What is required
Skip the pictures, please, and write out exactly the lines from the opening of the data through the line containing "5, 3, 3, 1, 1];".

Start of Dataset content

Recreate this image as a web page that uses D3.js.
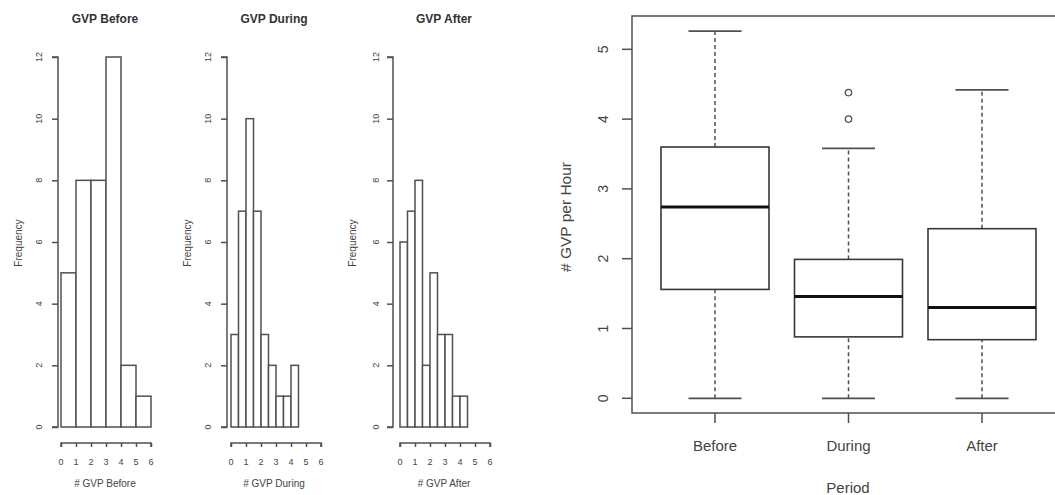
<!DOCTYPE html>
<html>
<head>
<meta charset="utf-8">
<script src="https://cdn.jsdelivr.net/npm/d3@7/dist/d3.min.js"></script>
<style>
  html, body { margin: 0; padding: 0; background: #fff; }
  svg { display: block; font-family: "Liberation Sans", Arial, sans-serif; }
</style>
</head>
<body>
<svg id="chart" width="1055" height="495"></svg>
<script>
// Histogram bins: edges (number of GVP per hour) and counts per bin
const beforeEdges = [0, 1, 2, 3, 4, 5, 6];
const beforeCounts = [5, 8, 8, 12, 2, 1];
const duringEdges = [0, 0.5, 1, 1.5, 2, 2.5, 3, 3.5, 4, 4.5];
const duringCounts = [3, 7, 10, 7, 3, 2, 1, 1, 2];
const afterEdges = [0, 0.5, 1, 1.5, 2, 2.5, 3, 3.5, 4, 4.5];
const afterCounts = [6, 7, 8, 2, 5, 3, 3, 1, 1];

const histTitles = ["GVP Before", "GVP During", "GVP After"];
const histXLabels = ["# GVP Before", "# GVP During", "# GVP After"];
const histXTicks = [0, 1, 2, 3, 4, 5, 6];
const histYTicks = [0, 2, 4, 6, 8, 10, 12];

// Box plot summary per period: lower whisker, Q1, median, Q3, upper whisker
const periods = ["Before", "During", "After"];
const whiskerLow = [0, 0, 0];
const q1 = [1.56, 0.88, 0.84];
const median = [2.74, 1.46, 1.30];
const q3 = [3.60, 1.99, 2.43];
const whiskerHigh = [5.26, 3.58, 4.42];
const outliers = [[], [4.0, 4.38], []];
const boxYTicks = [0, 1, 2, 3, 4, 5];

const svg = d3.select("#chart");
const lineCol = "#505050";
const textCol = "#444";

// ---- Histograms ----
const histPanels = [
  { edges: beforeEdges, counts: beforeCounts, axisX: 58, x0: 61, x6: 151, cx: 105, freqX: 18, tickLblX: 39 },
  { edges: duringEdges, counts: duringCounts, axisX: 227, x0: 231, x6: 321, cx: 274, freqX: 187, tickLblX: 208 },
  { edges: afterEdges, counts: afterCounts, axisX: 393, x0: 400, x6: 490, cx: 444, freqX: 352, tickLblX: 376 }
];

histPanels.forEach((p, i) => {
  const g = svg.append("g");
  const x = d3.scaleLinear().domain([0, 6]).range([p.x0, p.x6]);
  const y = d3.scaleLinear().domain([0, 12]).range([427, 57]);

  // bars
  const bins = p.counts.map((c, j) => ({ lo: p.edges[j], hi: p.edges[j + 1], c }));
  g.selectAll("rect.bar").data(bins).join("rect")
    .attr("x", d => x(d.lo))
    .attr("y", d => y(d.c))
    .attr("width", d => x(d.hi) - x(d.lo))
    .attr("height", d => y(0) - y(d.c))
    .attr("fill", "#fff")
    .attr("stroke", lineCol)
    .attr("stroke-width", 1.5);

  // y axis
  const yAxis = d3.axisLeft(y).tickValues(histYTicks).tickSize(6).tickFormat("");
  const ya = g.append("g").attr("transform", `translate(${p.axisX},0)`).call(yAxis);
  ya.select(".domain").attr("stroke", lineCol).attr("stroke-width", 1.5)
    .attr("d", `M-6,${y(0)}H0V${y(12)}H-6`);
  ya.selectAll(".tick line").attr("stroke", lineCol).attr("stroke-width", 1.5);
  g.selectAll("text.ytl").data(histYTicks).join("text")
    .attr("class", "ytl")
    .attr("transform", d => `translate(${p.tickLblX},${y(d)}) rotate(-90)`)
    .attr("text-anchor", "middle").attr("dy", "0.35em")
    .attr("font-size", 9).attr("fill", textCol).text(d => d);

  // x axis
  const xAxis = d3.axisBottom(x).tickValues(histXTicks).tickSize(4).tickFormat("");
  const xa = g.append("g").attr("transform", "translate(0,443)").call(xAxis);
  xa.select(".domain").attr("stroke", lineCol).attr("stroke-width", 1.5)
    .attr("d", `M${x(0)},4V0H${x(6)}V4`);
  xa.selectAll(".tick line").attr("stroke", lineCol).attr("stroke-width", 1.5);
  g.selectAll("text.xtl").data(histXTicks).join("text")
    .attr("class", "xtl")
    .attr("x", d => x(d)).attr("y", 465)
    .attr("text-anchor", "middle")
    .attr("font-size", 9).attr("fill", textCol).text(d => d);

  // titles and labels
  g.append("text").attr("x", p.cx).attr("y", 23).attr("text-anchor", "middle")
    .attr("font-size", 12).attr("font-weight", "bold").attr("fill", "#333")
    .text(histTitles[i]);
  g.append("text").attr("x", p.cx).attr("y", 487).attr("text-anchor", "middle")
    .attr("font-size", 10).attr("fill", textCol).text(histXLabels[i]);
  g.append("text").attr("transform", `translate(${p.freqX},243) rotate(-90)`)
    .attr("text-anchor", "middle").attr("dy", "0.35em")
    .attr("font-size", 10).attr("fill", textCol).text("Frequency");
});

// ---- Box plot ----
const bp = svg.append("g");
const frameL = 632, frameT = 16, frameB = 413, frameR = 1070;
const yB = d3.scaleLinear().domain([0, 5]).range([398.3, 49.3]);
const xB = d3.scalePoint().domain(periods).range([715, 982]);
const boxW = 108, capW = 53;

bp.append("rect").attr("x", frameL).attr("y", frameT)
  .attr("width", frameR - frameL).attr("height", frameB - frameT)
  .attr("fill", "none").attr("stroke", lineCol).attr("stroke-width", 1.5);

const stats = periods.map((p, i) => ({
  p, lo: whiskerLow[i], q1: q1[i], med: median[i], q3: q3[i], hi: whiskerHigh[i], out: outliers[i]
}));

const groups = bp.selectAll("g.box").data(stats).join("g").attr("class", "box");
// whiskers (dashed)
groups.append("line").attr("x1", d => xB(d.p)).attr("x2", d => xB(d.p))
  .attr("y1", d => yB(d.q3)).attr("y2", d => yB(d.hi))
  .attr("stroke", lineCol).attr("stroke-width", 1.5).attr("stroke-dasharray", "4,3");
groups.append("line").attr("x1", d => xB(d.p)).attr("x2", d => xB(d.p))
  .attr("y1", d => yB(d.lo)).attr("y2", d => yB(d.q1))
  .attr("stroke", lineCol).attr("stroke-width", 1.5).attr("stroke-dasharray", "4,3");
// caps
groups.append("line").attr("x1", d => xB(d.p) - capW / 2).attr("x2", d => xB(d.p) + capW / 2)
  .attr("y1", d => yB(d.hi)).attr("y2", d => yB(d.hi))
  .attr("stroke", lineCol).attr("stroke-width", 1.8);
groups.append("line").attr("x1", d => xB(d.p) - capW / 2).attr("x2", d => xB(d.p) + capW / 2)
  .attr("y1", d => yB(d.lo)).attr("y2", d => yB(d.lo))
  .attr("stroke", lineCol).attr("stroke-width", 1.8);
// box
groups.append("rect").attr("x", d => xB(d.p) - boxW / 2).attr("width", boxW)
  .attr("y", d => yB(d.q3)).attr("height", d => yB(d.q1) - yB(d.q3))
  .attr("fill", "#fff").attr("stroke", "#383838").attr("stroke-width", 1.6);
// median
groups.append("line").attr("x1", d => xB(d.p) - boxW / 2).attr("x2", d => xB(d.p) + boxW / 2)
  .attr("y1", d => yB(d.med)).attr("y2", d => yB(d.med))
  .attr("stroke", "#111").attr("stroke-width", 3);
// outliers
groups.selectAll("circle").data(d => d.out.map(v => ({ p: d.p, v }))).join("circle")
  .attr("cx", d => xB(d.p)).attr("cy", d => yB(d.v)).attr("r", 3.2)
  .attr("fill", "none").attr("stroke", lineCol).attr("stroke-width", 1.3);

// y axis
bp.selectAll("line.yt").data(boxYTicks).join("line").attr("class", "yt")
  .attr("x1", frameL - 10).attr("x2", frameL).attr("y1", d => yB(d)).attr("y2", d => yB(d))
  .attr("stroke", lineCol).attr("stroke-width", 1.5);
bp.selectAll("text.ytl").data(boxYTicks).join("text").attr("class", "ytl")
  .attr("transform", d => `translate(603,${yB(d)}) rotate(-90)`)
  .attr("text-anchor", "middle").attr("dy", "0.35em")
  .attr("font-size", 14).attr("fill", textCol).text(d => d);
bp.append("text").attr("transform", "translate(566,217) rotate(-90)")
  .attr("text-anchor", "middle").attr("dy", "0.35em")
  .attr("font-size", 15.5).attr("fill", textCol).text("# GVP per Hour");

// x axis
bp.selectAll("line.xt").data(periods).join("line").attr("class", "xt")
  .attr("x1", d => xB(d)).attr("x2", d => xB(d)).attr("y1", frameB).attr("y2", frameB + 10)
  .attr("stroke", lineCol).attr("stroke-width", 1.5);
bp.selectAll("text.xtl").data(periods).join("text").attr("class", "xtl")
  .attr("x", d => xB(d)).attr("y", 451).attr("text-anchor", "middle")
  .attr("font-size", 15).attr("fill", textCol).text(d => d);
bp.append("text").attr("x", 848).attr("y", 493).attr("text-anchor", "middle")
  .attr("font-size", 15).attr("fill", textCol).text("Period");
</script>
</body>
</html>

End of Dataset content

Right answer
Recreate this image as a web page that uses D3.js.
<!DOCTYPE html>
<html>
<head>
<meta charset="utf-8">
<script src="https://cdn.jsdelivr.net/npm/d3@7/dist/d3.min.js"></script>
<style>
  html, body { margin: 0; padding: 0; background: #fff; }
  svg { display: block; font-family: "Liberation Sans", Arial, sans-serif; }
</style>
</head>
<body>
<svg id="chart" width="1055" height="495"></svg>
<script>
// Histogram bins: edges (number of GVP per hour) and counts per bin
const beforeEdges = [0, 1, 2, 3, 4, 5, 6];
const beforeCounts = [5, 8, 8, 12, 2, 1];
const duringEdges = [0, 0.5, 1, 1.5, 2, 2.5, 3, 3.5, 4, 4.5];
const duringCounts = [3, 7, 10, 7, 3, 2, 1, 1, 2];
const afterEdges = [0, 0.5, 1, 1.5, 2, 2.5, 3, 3.5, 4, 4.5];
const afterCounts = [6, 7, 8, 2, 5, 3, 3, 1, 1];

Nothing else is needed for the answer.